Step 6: For better clearity we will take manual and automatic seperately

ggplot(data = mtcars[mtcars$am <1,], aes(x=cyl, y=hp, color=am)) + geom_point()

ggplot(data = mtcars[mtcars$am >0,], aes(x=cyl, y=hp, color=am)) + geom_point()

Step 7: To see the averages for the cylinder, let us run the following line.

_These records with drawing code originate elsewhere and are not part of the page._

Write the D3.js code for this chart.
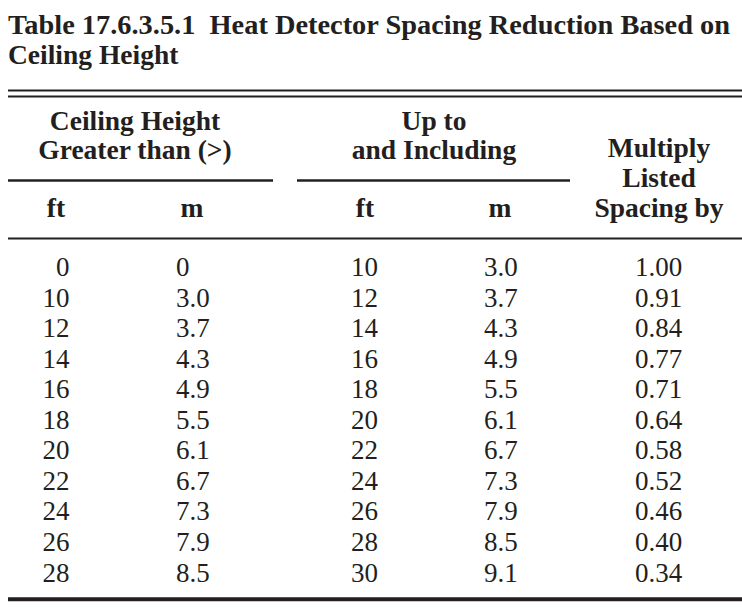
<!DOCTYPE html>
<html>
<head>
<meta charset="utf-8">
<script src="https://cdn.jsdelivr.net/npm/d3@7"></script>
<style>
  html, body { margin: 0; padding: 0; background: #fff; }
  svg { display: block; }
  text { fill: #231f20; }
  .bold { font-family: "Liberation Serif", "DejaVu Serif", serif; font-weight: bold; font-size: 27.5px; }
  .num { font-family: "Liberation Serif", "DejaVu Serif", serif; font-size: 27px; }
</style>
</head>
<body>
<svg id="viz_area" width="742" height="615"></svg>
<script>
// table values
const ftFrom = ["0", "10", "12", "14", "16", "18", "20", "22", "24", "26", "28"];
const mFrom  = ["0", "3.0", "3.7", "4.3", "4.9", "5.5", "6.1", "6.7", "7.3", "7.9", "8.5"];
const ftTo   = ["10", "12", "14", "16", "18", "20", "22", "24", "26", "28", "30"];
const mTo    = ["3.0", "3.7", "4.3", "4.9", "5.5", "6.1", "6.7", "7.3", "7.9", "8.5", "9.1"];
const factor = ["1.00", "0.91", "0.84", "0.77", "0.71", "0.64", "0.58", "0.52", "0.46", "0.40", "0.34"];

const titleLines = ["Table 17.6.3.5.1\u00a0\u00a0Heat Detector Spacing Reduction Based on", "Ceiling Height"];
const groupHeads = [["Ceiling Height", "Greater than (>)"], ["Up to", "and Including"]];
const unitHeads  = ["ft", "m", "ft", "m"];
const lastHead   = ["Multiply", "Listed", "Spacing by"];

const svg = d3.select("#viz_area");
const ink = "#231f20";

// title
svg.selectAll("text.title")
    .data(titleLines)
    .enter()
    .append("text")
    .attr("class", "bold title")
    .attr("x", 8)
    .attr("y", (d, i) => 34 + i * 30)
    .text(d => d)
    .each(function(d, i) {
        // stretch first line to the printed width
        if (i === 0) d3.select(this).attr("textLength", 722).attr("lengthAdjust", "spacingAndGlyphs");
    });

const rule = (x1, x2, y, w) => svg.append("line")
    .attr("x1", x1).attr("x2", x2).attr("y1", y).attr("y2", y)
    .attr("stroke", ink).attr("stroke-width", w);

// double rule under title
rule(8, 742, 90.5, 2.2);
rule(8, 742, 96.5, 2.2);

// spanning headers
const groupX = [135, 434];
groupHeads.forEach((lines, g) => {
    svg.selectAll(null)
        .data(lines)
        .enter()
        .append("text")
        .attr("class", "bold")
        .attr("text-anchor", "middle")
        .attr("x", groupX[g])
        .attr("y", (d, i) => 129.5 + i * 29.5)
        .text(d => d);
});
rule(8, 273, 180.5, 2.5);
rule(297, 570, 180.5, 2.5);

// last column header
svg.selectAll(null)
    .data(lastHead)
    .enter()
    .append("text")
    .attr("class", "bold")
    .attr("text-anchor", "middle")
    .attr("x", 659)
    .attr("y", (d, i) => 157 + i * 30)
    .text(d => d);

// units
const unitX = [56, 192, 365, 500];
svg.selectAll(null)
    .data(unitHeads)
    .enter()
    .append("text")
    .attr("class", "bold")
    .attr("text-anchor", "middle")
    .attr("x", (d, i) => unitX[i])
    .attr("y", 217)
    .text(d => d);

rule(8, 742, 238.5, 2.2);

// rows
const y = d3.scalePoint()
    .domain(d3.range(ftFrom.length))
    .range([276, 581.5]);

const columns = [
    {values: ftFrom, x: 69.5, anchor: "end"},
    {values: mFrom,  x: 176,  anchor: "start"},
    {values: ftTo,   x: 351,  anchor: "start"},
    {values: mTo,    x: 484,  anchor: "start"},
    {values: factor, x: 635,  anchor: "start"}
];

columns.forEach(col => {
    svg.selectAll(null)
        .data(col.values)
        .enter()
        .append("text")
        .attr("class", "num")
        .attr("text-anchor", col.anchor)
        .attr("x", col.x)
        .attr("y", (d, i) => y(i))
        .text(d => d);
});

// bottom rule
rule(8, 742, 599.3, 4);
</script>
</body>
</html>
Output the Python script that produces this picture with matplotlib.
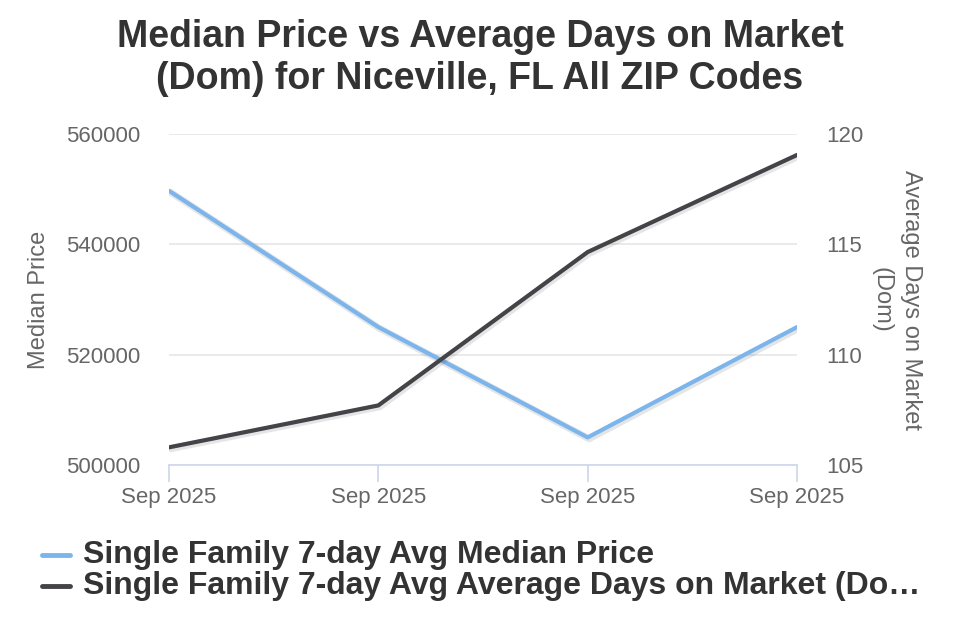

ggplot(data = mtcars[mtcars$am <1,], aes(x=cyl, y=hp, color=am)) + geom_point() + geom_smooth()
## `geom_smooth()` using method = 'loess' and formula = 'y ~ x'
## Warning in simpleLoess(y, x, w, span, degree = degree, parametric = parametric,
## : pseudoinverse used at 3.98
## Warning in simpleLoess(y, x, w, span, degree = degree, parametric = parametric,
## : neighborhood radius 4.02
## Warning in simpleLoess(y, x, w, span, degree = degree, parametric = parametric,
## : reciprocal condition number 8.3971e-17
## Warning in simpleLoess(y, x, w, span, degree = degree, parametric = parametric,
## : There are other near singularities as well. 4.0804
## Warning in predLoess(object$y, object$x, newx = if (is.null(newdata)) object$x
## else if (is.data.frame(newdata))
## as.matrix(model.frame(delete.response(terms(object)), : pseudoinverse used at
## 3.98
## Warning in predLoess(object$y, object$x, newx = if (is.null(newdata)) object$x
## else if (is.data.frame(newdata))
## as.matrix(model.frame(delete.response(terms(object)), : neighborhood radius
## 4.02
## Warning in predLoess(object$y, object$x, newx = if (is.null(newdata)) object$x
## else if (is.data.frame(newdata))
## as.matrix(model.frame(delete.response(terms(object)), : reciprocal condition
## number 8.3971e-17
## Warning in predLoess(object$y, object$x, newx = if (is.null(newdata)) object$x
## else if (is.data.frame(newdata))
## as.matrix(model.frame(delete.response(terms(object)), : There are other near
## singularities as well. 4.0804

ggplot(data = mtcars[mtcars$am >0,], aes(x=cyl, y=hp, color=am)) + geom_point() + geom_smooth()
## `geom_smooth()` using method = 'loess' and formula = 'y ~ x'
## Warning in simpleLoess(y, x, w, span, degree = degree, parametric = parametric,
## : pseudoinverse used at 3.98
## Warning in simpleLoess(y, x, w, span, degree = degree, parametric = parametric,
## : neighborhood radius 2.02
## Warning in simpleLoess(y, x, w, span, degree = degree, parametric = parametric,
## : reciprocal condition number 0
## Warning in simpleLoess(y, x, w, span, degree = degree, parametric = parametric,
## : There are other near singularities as well. 16.16
## Warning in predLoess(object$y, object$x, newx = if (is.null(newdata)) object$x
## else if (is.data.frame(newdata))
## as.matrix(model.frame(delete.response(terms(object)), : pseudoinverse used at
## 3.98
## Warning in predLoess(object$y, object$x, newx = if (is.null(newdata)) object$x
## else if (is.data.frame(newdata))
## as.matrix(model.frame(delete.response(terms(object)), : neighborhood radius
## 2.02
## Warning in predLoess(object$y, object$x, newx = if (is.null(newdata)) object$x
## else if (is.data.frame(newdata))
## as.matrix(model.frame(delete.response(terms(object)), : reciprocal condition
## number 0
## Warning in predLoess(object$y, object$x, newx = if (is.null(newdata)) object$x
## else if (is.data.frame(newdata))
## as.matrix(model.frame(delete.response(terms(object)), : There are other near
## singularities as well. 16.16

Conclusion:

1.From the above analysis we can see that as the cylinder increases the horsepower of the car is also increasing where with 4 cylinder being lowest to 8 cylinder being highest 2.Its is also shown that it doe not effect even if the car is manual or automatic, if the number of cylinder is increasing then the horsepower will also increase.